The subsequent study examined water quality in 127 shallow domestic wells in the Fayetteville shale production area in both counties. Ultimately, it found no groundwater contamination associated with gas production. The USGS focused on chloride and methane concentrations as well as carbon isotope ratios from a subsample of 51 wells. "The selection of 51 out of 127 tested for methane was based partly on funding," Petersen said.

These samples were singled out on several criteria including the proximity to ongoing gas production; specific geology; to provide a consistent geographical distribution across the area; and to specifically test water where landowners and community members had reported a significant change in water conditions (typically characterized by smell and/or discoloration). "Water is important to land owners and to the local community, and the aquifer in this region is not prolific," Petersen said.

Baseline results

The study determined that groundwater chemistry in the shallow aquifer system within the study area was a result of natural processes. Chloride concentrations were not higher in the 2011 samples than in samples from nearby areas collected from 1951 through 1983. The study also determined that chloride concentrations found in water wells within 2 miles of a gas-producing well were similar to concentrations from wells outside of this radius. Methane concentrations and carbon isotope ratios indicated that almost all methane present in groundwater samples were naturally occurring as a result of biological processes in shallow shale formations used as a source of water for domestic purposes. These concentrations did not originate from the Fayetteville shale.

"As groundwater moves through shallow aquifers it changes as it comes in contact with the shale and sandstone in the aquifers," Petersen explained. As the groundwater migrates through natural fractures in the reservoir, it picks up chloride and other dissolved solids—longer contact with the rock equals higher concentrations. Oxygen in younger recharge water is consumed through oxidation of inorganic compounds by biochemical processes; lack of oxidation leads to a variety of reductive processes, of which production of methane is the last part of this series.

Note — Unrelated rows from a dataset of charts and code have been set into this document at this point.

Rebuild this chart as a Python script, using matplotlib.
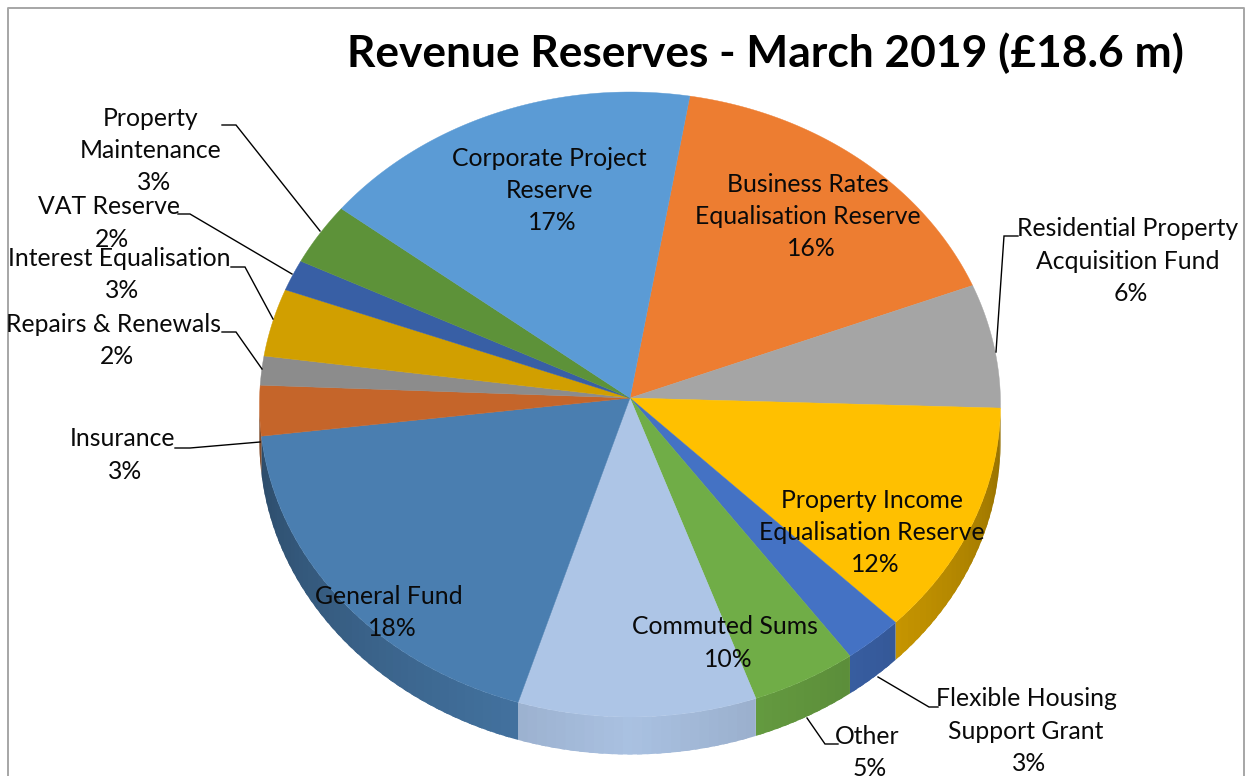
import numpy as np
import matplotlib
matplotlib.use("Agg")
import matplotlib.pyplot as plt
from matplotlib.colors import to_rgb

W, H = 1253, 776
plt.rcParams['font.family'] = ['Lato', 'DejaVu Sans']

# ---- data, clockwise from the Business Rates slice
categories = ["Business Rates\nEqualisation Reserve", "Residential Property\nAcquisition Fund",
              "Property Income\nEqualisation Reserve", "Flexible Housing\nSupport Grant",
              "Other", "Commuted Sums", "General Fund", "Insurance", "Repairs & Renewals",
              "Interest Equalisation", "VAT Reserve", "Property\nMaintenance",
              "Corporate Project\nReserve"]
values = [16.2, 6.4, 12.1, 2.6, 4.6, 10.4, 18.5, 2.6, 1.5, 3.5, 1.6, 3.2, 16.8]
percent_labels = ["16%", "6%", "12%", "3%", "5%", "10%", "18%", "3%", "2%", "3%", "2%", "3%", "17%"]
colors = ["#ED7D31", "#A5A5A5", "#FFC000", "#4472C4", "#70AD47", "#ADC5E6", "#4A7EB0",
          "#C5652A", "#8C8C8C", "#D19F00", "#385FA5", "#5D9239", "#5B9BD5"]
title = "Revenue Reserves - March 2019 (£18.6 m)"

# ---- layout (pixels of the picture): centre of each label's first line
label_pos = [(808, 183), (1128, 228), (872, 499), (1026, 698), (867, 735), (725, 626), (389, 595),
             (122, 438), (114, 323), (119, 257), (109, 206), (151, 117), (549, 157)]
leaders = [None,
           [(1018, 236), (1004, 236), (996, 352)],
           None,
           [(938, 707), (929, 707), (878, 677)],
           [(838, 744), (825, 744), (807, 718)],
           None, None,
           [(175, 448), (190, 448), (260, 442)],
           [(222, 332), (236, 332), (262, 369)],
           [(231, 267), (245, 267), (273, 319)],
           [(178, 214), (190, 214), (292, 274)],
           [(222, 125), (236, 125), (320, 231)],
           None]
START = 9.3                 # degrees clockwise from the top
APEX = (630, 398)
CX, CY, RX, RY = 630, 404.5, 370.5, 312.5
DEPTH = 37.5
FS = 17.8
LINE = 32.2
PCT_SHIFT = 3


def rim(t, dy=0.0):
    t = np.radians(t)
    return CX + RX * np.sin(t), CY - RY * np.cos(t) + dy


def shade(c, f):
    return tuple(np.clip(np.array(to_rgb(c)) * f, 0, 1))


fig = plt.figure(figsize=(W / 100, H / 100), dpi=100, facecolor="white")
ax = fig.add_axes([0, 0, 1, 1])
ax.set_xlim(0, W)
ax.set_ylim(H, 0)
ax.axis("off")

# chart frame
ax.plot([7.5, 7.5, 1244, 1244], [H + 5, 7.5, 7.5, H + 5], color="#A6A6A6", lw=1.4, zorder=1)

edges = START + np.concatenate([[0], np.cumsum(values)]) * 360.0 / np.sum(values)

# side wall: each narrow band overlaps the next so that no seams show
for i, c in enumerate(colors):
    a, b = edges[i] % 360, edges[i + 1] % 360
    if b < a:
        b += 360
    lo, hi = max(a, 90), min(b, 270)
    if hi <= lo:
        continue
    steps = np.linspace(lo, hi, max(2, int((hi - lo) / 1.5) + 2))
    for s0, s1 in zip(steps[:-1], steps[1:]):
        m = 0.5 * (s0 + s1)
        f = 0.98 - 0.0045 * abs(m - 180)
        ts = np.linspace(s0, min(s1 + 0.8, hi), 5)
        xt, yt = rim(ts)
        xb, yb = rim(ts[::-1], DEPTH)
        ax.fill(np.r_[xt, xb], np.r_[yt, yb], facecolor=shade(c, f), edgecolor="none", lw=0, zorder=2)

# top face
for i, c in enumerate(colors):
    ts = np.linspace(edges[i], edges[i + 1], 80)
    xr, yr = rim(ts)
    ax.fill(np.r_[APEX[0], xr], np.r_[APEX[1], yr], facecolor=c, edgecolor=c, lw=0.3, zorder=3)

# leaders
for pts in leaders:
    if pts:
        xs, ys = zip(*pts)
        ax.plot(xs, ys, color="black", lw=1.0, zorder=4, solid_joinstyle="miter")

# labels
for name, pct, (x, y) in zip(categories, percent_labels, label_pos):
    lines = name.split("\n")
    for k, line in enumerate(lines):
        ax.text(x, y + 1 + k * LINE, line, ha="center", va="center", fontsize=FS, color="#0A0A0A", zorder=5)
    ax.text(x + PCT_SHIFT, y + 1 + len(lines) * LINE, pct, ha="center", va="center", fontsize=FS,
            color="#0A0A0A", zorder=5)

ax.text(765, 53.5, title, ha="center", va="center", fontsize=31.9, fontweight="bold", color="black", zorder=5)

fig.savefig("out.png", dpi=100)
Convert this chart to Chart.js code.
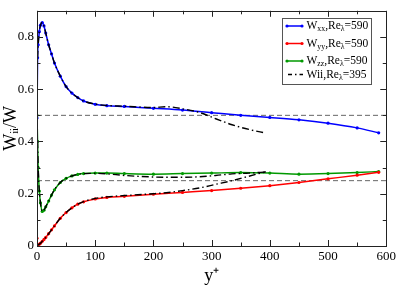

"This is known as biogenic methane, and it presents a different isotopic signature," Petersen explained. "Methane produced under heat and pressure forms a thermogenic signature, which is relative to the gas being produced from the Fayetteville shale," he added. According to the USGS study, these signatures are consistent in the region and can be used to easily identify the source of methane occurring in groundwater samples. Of those samples tested in this study, a biogenic signature was present. "If the methane detected in these samples carried a thermogenic isotopic signature, it could signify that the gas presence in groundwater occurred from recent shale gas development," Petersen said.

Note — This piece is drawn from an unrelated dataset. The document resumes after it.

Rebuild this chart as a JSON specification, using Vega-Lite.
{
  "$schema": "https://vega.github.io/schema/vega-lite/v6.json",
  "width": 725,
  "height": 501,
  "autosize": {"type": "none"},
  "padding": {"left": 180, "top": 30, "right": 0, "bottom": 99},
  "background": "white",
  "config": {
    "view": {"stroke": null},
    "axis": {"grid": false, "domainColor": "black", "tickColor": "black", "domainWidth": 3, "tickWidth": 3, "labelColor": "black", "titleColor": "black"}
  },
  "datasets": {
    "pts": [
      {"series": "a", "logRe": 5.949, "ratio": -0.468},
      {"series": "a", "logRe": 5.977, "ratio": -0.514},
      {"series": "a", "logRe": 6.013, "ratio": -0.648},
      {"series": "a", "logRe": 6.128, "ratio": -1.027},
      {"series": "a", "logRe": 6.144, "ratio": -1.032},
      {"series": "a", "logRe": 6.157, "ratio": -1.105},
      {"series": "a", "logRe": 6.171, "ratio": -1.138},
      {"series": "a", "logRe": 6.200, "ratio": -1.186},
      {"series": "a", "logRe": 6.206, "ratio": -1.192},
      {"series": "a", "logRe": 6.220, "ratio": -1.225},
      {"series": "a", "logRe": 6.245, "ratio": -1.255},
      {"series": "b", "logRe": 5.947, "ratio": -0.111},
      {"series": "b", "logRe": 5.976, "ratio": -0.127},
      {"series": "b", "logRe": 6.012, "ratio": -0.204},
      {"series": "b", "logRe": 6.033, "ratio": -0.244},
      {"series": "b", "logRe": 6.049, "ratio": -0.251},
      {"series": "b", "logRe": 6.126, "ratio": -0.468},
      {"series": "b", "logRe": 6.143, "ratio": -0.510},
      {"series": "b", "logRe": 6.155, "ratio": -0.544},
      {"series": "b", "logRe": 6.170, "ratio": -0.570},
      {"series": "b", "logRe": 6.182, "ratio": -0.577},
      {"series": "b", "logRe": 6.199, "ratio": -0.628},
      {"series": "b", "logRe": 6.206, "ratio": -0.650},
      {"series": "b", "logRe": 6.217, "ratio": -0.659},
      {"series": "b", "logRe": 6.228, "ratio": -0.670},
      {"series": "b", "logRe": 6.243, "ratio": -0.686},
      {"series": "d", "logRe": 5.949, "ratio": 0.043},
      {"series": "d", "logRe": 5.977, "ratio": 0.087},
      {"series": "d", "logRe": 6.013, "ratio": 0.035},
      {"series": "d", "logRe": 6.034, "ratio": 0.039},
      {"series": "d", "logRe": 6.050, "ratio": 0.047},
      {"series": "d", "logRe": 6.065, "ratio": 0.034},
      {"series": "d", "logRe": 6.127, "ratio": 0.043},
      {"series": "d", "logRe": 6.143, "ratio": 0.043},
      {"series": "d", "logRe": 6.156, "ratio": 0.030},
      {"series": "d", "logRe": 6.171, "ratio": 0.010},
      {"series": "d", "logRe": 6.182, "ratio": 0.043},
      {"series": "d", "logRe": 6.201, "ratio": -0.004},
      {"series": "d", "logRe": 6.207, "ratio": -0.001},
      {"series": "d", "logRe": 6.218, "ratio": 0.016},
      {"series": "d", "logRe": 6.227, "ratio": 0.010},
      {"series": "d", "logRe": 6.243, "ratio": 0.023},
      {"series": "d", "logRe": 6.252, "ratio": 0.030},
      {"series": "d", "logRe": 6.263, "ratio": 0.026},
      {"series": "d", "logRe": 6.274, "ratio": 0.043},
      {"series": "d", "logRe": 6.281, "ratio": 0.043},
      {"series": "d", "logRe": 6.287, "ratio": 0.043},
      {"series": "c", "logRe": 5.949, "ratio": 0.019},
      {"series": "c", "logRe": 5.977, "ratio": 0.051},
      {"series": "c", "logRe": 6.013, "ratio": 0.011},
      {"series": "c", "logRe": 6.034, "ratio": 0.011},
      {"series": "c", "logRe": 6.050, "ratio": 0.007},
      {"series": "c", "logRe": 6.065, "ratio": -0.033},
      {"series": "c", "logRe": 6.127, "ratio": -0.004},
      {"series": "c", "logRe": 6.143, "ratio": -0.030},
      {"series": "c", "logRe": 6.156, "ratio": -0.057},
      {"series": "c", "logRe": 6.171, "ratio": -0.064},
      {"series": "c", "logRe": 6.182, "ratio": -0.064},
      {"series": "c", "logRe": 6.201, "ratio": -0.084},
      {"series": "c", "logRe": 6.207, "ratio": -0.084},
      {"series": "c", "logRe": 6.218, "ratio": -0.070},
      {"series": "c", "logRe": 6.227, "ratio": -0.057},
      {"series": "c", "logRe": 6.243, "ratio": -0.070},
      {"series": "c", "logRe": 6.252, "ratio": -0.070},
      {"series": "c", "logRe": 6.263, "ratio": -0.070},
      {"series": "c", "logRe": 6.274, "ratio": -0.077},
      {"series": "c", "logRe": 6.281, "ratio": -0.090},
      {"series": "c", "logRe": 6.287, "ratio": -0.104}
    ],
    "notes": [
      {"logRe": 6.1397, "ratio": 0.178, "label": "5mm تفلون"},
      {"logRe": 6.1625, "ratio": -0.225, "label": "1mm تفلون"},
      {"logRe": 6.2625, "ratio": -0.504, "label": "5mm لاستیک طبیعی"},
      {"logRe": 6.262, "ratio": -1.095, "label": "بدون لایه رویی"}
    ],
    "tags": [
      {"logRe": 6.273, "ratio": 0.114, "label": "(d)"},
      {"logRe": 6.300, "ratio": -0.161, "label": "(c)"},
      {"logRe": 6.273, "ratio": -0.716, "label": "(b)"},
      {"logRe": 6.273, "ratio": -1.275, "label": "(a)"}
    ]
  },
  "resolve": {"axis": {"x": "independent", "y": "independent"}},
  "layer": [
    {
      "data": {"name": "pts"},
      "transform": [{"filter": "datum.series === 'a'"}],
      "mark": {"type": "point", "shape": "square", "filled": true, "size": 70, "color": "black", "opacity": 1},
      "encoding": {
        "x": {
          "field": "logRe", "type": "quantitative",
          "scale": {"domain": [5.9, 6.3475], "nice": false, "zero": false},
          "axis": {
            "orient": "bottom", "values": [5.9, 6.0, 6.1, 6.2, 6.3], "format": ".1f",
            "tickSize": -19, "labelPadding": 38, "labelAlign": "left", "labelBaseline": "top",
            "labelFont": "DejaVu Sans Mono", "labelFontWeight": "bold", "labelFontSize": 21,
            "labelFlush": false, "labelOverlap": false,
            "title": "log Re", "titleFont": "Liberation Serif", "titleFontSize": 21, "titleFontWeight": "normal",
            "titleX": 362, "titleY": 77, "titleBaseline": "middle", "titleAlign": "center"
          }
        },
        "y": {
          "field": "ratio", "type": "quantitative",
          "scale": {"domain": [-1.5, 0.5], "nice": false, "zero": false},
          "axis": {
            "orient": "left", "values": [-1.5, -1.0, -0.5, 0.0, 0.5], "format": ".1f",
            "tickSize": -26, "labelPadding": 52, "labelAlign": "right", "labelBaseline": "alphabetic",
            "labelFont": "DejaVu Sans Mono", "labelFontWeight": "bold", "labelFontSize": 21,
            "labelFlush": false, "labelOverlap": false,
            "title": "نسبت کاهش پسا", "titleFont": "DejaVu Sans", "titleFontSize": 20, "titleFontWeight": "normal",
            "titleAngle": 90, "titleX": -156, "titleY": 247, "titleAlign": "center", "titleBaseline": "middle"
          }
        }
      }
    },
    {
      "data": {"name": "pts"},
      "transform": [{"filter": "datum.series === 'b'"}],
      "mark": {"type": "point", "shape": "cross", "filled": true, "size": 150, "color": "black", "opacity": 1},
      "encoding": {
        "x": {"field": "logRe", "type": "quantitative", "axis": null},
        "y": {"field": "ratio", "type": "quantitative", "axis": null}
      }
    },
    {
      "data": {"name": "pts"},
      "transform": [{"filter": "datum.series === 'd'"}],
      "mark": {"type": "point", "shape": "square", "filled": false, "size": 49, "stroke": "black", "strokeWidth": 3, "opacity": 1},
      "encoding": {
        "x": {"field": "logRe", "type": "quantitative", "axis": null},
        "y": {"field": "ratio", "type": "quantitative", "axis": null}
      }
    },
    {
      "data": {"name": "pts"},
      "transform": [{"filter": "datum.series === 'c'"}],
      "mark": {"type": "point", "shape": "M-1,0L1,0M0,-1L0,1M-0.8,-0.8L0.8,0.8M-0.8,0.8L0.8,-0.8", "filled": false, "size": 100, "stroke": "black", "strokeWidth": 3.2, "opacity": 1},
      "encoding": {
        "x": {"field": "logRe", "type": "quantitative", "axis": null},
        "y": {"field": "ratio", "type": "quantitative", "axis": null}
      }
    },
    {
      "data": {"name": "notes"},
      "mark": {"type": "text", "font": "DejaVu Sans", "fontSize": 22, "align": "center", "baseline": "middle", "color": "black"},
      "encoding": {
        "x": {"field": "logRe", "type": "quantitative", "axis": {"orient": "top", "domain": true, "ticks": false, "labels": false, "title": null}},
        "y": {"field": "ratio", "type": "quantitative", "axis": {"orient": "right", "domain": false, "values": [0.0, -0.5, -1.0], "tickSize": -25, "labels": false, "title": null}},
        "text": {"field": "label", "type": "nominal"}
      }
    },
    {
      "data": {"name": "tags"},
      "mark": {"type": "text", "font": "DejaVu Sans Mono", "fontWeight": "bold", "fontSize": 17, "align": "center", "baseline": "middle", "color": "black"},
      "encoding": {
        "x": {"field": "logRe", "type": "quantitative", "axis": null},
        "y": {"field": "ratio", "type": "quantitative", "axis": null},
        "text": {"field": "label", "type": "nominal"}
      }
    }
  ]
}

The study results show that groundwater resources in Van Buren and Faulkner counties are unaffected by the most recent wave of drilling activity. Although, the report admits that data limitations exist in all environmental studies; the use of independent comparative methods implies that groundwater quality remains unchanged from shale operations and that groundwater chemistry is attributed to natural processes.

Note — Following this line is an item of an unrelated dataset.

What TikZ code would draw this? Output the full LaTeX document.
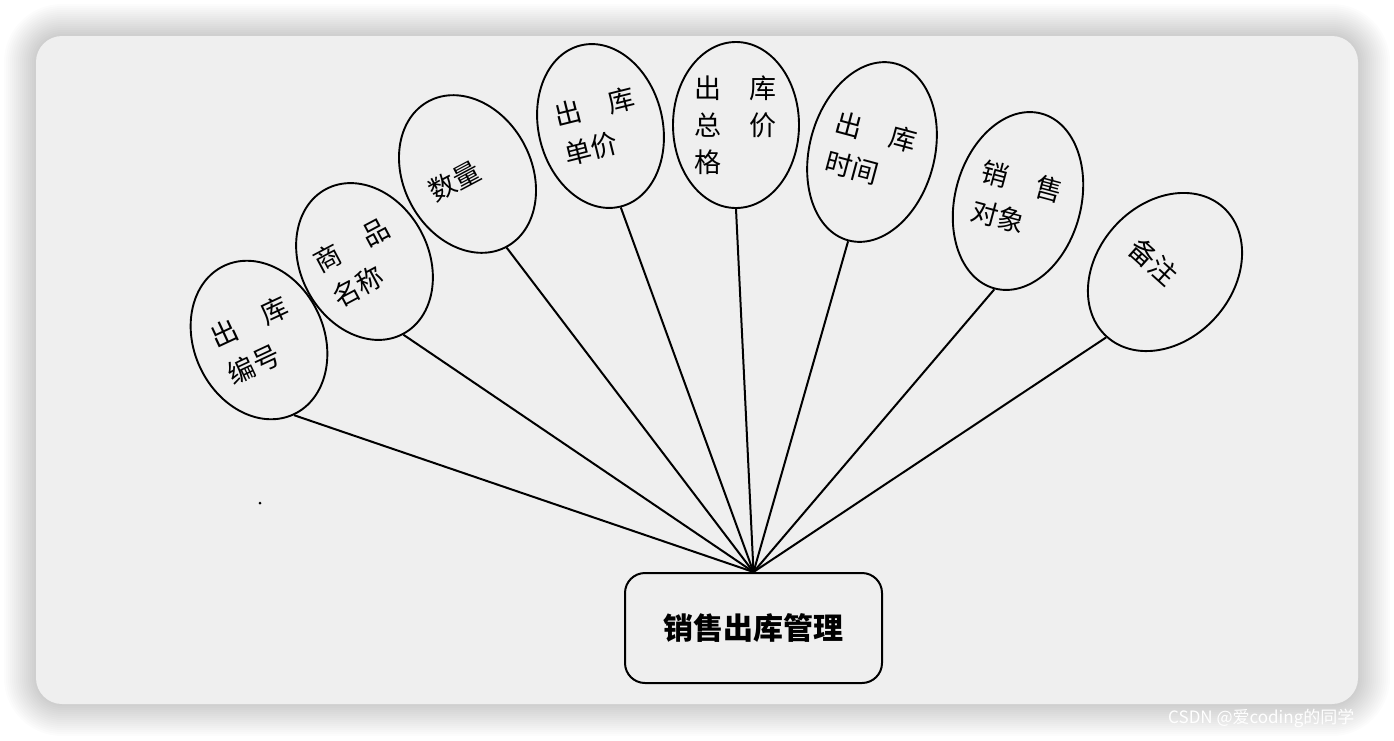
\documentclass[tikz,border=0pt]{standalone}
\usepackage{fontspec}
\setmainfont{Noto Sans CJK SC}
\usetikzlibrary{shapes.geometric}
\definecolor{panel}{HTML}{EFEFEF}
\begin{document}
\begin{tikzpicture}[x=1pt,y=-1pt,
  attr/.style={draw=black, line width=1.9pt, ellipse, inner sep=0pt},
  lbl/.style={inner sep=0pt, text width=84pt, align=left, font=\fontsize{27}{40}\selectfont},
  conn/.style={draw=black, line width=2pt},
  mainbox/.style={draw=black, line width=2pt, rounded corners=20pt, minimum width=257pt, minimum height=110pt, inner sep=0pt, font=\bfseries\fontsize{30}{36}\selectfont}]
\useasboundingbox (0,0) rectangle (1394,740);
\fill[white] (0,0) rectangle (1394,740);
% shadow
\foreach \i in {16,15,...,1} {
  \pgfmathsetmacro\rr{26+2*\i}
  \fill[black, opacity=0.012, rounded corners=\rr pt] ({36-2*\i},{36-2*\i}) rectangle ({1358+2*\i},{704+2*\i});
}
% panel
\fill[panel, rounded corners=26pt] (36,36) rectangle (1358,704);

% attribute ellipses
\node[attr, minimum width=130pt, minimum height=164pt, rotate=25] (e1) at (259,340) {};
\node[attr, minimum width=128pt, minimum height=164pt, rotate=28] (e2) at (364.5,261.5) {};
\node[attr, minimum width=128pt, minimum height=165pt, rotate=28] (e3) at (467.5,174) {};
\node[attr, minimum width=124pt, minimum height=166pt, rotate=14] (e4) at (600.5,126) {};
\node[attr, minimum width=126pt, minimum height=166pt] (e5) at (736,125) {};
\node[attr, minimum width=125pt, minimum height=183pt, rotate=-15] (e6) at (872,152) {};
\node[attr, minimum width=126pt, minimum height=181pt, rotate=-15] (e7) at (1018,201) {};
\node[attr, minimum width=136pt, minimum height=174pt, rotate=-42] (e8) at (1165,272) {};

% labels
\node[lbl, rotate=25] (t1) at (259,340) {\mbox{出\hspace{28pt}库}\\编号};
\node[lbl, rotate=28] (t2) at (362,262) {\mbox{商\hspace{28pt}品}\\名称};
\node[lbl, rotate=28] (t3) at (467.5,174) {数量};
\node[lbl, rotate=14] (t4) at (600.5,126) {\mbox{出\hspace{28pt}库}\\单价};
\node[lbl, font=\fontsize{27}{37}\selectfont] (t5) at (736,125) {\mbox{出\hspace{28pt}库}\\\mbox{总\hspace{28pt}价}\\格};
\node[lbl, rotate=-15] (t6) at (872,152) {\mbox{出\hspace{28pt}库}\\时间};
\node[lbl, rotate=-15] (t7) at (1018,201) {\mbox{销\hspace{28pt}售}\\对象};
\node[lbl, rotate=-42] (t8) at (1165,272) {备注};

% main entity
\node[mainbox] (m) at (753.5,628) {销售出库管理};

% connectors
\foreach \e in {e1,e2,e3,e4,e5,e6,e7,e8}
  \draw[conn] (\e.south) -- (m.north);

% stray dot
\fill[black] (260,503) circle (1.5);

% watermark
\node[anchor=west, inner sep=0pt, text=white, font=\fontsize{17}{17}\selectfont] (wm) at (1168,718) {CSDN @爱coding的同学};
\end{tikzpicture}
\end{document}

The report findings also make clear that results from this study represent a timeframe relatively early in the gas-production life cycle. Any contaminants released during production activities may not have had sufficient time to reach the sampled wells. Groundwater-quality data from this study describe current conditions at the date of sampling and do not address potential legacy problems.

"The results have been well received in Faulkner County," Scroggin said. "People feel good that we now have a study in place and data to use for a baseline reference for future studies." Judge Scroggin has proposed that Faulkner County follow up on this study in another 2 years.